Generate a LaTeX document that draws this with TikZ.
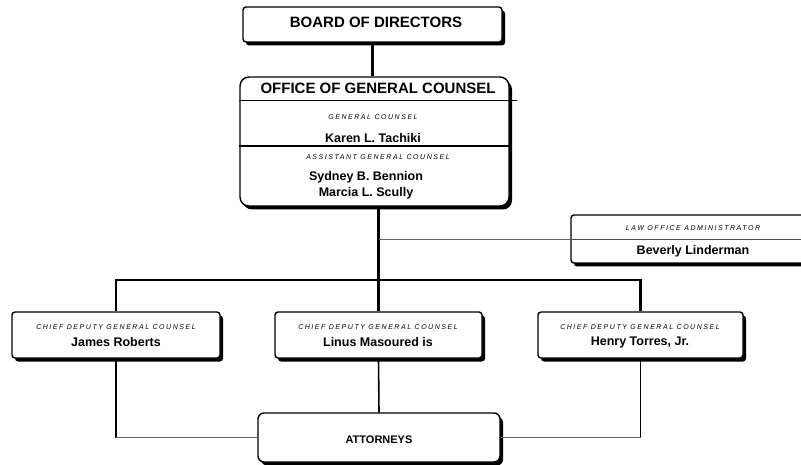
\documentclass[tikz,border=0pt]{standalone}
\usepackage{fontspec}
\setmainfont{Liberation Sans}
\newfontfamily\tagfont[LetterSpace=22]{Liberation Sans}
\usetikzlibrary{shadows,calc}

\tikzset{
  orgbox/.style={draw=black, line width=1.4pt, fill=white, inner sep=0pt,
    rounded corners=3pt,
    drop shadow={shadow xshift=3pt, shadow yshift=-3.5pt, fill=black, opacity=1}},
  headtxt/.style={font=\bfseries\fontsize{15}{17}\selectfont, inner sep=0pt},
  nametxt/.style={font=\bfseries\fontsize{12.5}{14}\selectfont, inner sep=0pt},
  tagtxt/.style={font=\tagfont\itshape\fontsize{7}{8}\selectfont, inner sep=0pt},
  heavy/.style={line width=2.6pt},
  lightrule/.style={line width=0.8pt, draw=black!60},
  plainrule/.style={line width=1.6pt, draw=black},
}

\begin{document}
\begin{tikzpicture}[x=1pt, y=-1pt]
\useasboundingbox (0,0) rectangle (801,465);
\clip (0,0) rectangle (801,465);

% boxes
\node[orgbox, minimum width=259pt, minimum height=35pt] (board) at (372.5,24.5) {};
\node[orgbox, rounded corners=9pt, minimum width=269pt, minimum height=129pt] (office) at (374.5,141.5) {};
\node[orgbox, minimum width=250pt, minimum height=48pt] (law) at (696,239) {};
\node[orgbox, minimum width=208pt, minimum height=46pt] (left) at (116,335) {};
\node[orgbox, minimum width=207pt, minimum height=46pt] (mid) at (378.5,335) {};
\node[orgbox, minimum width=205pt, minimum height=46pt] (right) at (640.5,335) {};
\node[orgbox, rounded corners=6pt, minimum width=242pt, minimum height=49pt] (att) at (379,437.5) {};

% rules inside the office of general counsel
\coordinate (ruleA) at ($(office.north west)+(0,24)$);
\coordinate (ruleB) at ($(office.north west)+(0,70)$);
\draw[line width=0.9pt] (ruleA) -- (ruleA -| 517,0);
\draw[line width=2pt] (ruleB) -- (ruleB -| office.east);

% rule inside the administrator box
\draw[line width=0.8pt, black!70] (law.west) -- (law.east);

% texts
\node[headtxt] (tboard) at (376,22.5) {BOARD OF DIRECTORS};
\node[headtxt] (toffice) at (378,88.5) {OFFICE OF GENERAL COUNSEL};
\node[tagtxt] (tgc) at (373,117) {GENERAL COUNSEL};
\node[nametxt] (tkaren) at (373,138) {Karen L. Tachiki};
\node[tagtxt] (tagc) at (378,157) {ASSISTANT GENERAL COUNSEL};
\node[nametxt] (tsyd) at (366,177) {Sydney B. Bennion};
\node[nametxt] (tmar) at (366,193) {Marcia L. Scully};
\node[tagtxt] (tlaw) at (693,228) {LAW OFFICE ADMINISTRATOR};
\node[nametxt] (tbev) at (693,251) {Beverly Linderman};
\node[tagtxt] (tl1) at (116,327) {CHIEF DEPUTY GENERAL COUNSEL};
\node[nametxt] (tl2) at (116,342.5) {James Roberts};
\node[tagtxt] (tm1) at (378,327) {CHIEF DEPUTY GENERAL COUNSEL};
\node[nametxt] (tm2) at (378,342.5) {Linus Masoured is};
\node[tagtxt] (tr1) at (640,327) {CHIEF DEPUTY GENERAL COUNSEL};
\node[nametxt] (tr2) at (640,342.5) {Henry Torres, Jr.};
\node[font=\bfseries\fontsize{11}{13}\selectfont, inner sep=0pt] (tatt) at (379,440) {ATTORNEYS};

% connectors
\coordinate (bus) at (378,280);
\draw[heavy] (board.south) -- (board.south |- office.north);
\draw[heavy] (office.south -| mid.north) -- (mid.north);
\draw[heavy] (left.north) |- (bus) -| (right.north);
\draw[lightrule] (law.west) -- (law.west -| mid.north);

\draw[plainrule] (mid.south) -- (att.north);
\draw[plainrule] (left.south) -- (left.south |- att.west);
\draw[plainrule] (right.south) -- (right.south |- att.east);
\draw[lightrule] (left.south |- att.west) -- (att.west);
\draw[lightrule] (right.south |- att.east) -- (att.east);
\end{tikzpicture}
\end{document}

§ **WHAT YOU HAVE TO DO**
Repeat the lines exactly as they stand, from the opening line of the data through the line with "rounded corners=6pt, minimum". Pictures stay out of the copy.

§ **RESULT FOR THIS TASK**
Generate a LaTeX document that draws this with TikZ.
\documentclass[tikz,border=0pt]{standalone}
\usepackage{fontspec}
\setmainfont{Liberation Sans}
\newfontfamily\tagfont[LetterSpace=22]{Liberation Sans}
\usetikzlibrary{shadows,calc}

\tikzset{
  orgbox/.style={draw=black, line width=1.4pt, fill=white, inner sep=0pt,
    rounded corners=3pt,
    drop shadow={shadow xshift=3pt, shadow yshift=-3.5pt, fill=black, opacity=1}},
  headtxt/.style={font=\bfseries\fontsize{15}{17}\selectfont, inner sep=0pt},
  nametxt/.style={font=\bfseries\fontsize{12.5}{14}\selectfont, inner sep=0pt},
  tagtxt/.style={font=\tagfont\itshape\fontsize{7}{8}\selectfont, inner sep=0pt},
  heavy/.style={line width=2.6pt},
  lightrule/.style={line width=0.8pt, draw=black!60},
  plainrule/.style={line width=1.6pt, draw=black},
}

\begin{document}
\begin{tikzpicture}[x=1pt, y=-1pt]
\useasboundingbox (0,0) rectangle (801,465);
\clip (0,0) rectangle (801,465);

% boxes
\node[orgbox, minimum width=259pt, minimum height=35pt] (board) at (372.5,24.5) {};
\node[orgbox, rounded corners=9pt, minimum width=269pt, minimum height=129pt] (office) at (374.5,141.5) {};
\node[orgbox, minimum width=250pt, minimum height=48pt] (law) at (696,239) {};
\node[orgbox, minimum width=208pt, minimum height=46pt] (left) at (116,335) {};
\node[orgbox, minimum width=207pt, minimum height=46pt] (mid) at (378.5,335) {};
\node[orgbox, minimum width=205pt, minimum height=46pt] (right) at (640.5,335) {};
\node[orgbox, rounded corners=6pt, minimum width=242pt, minimum height=49pt] (att) at (379,437.5) {};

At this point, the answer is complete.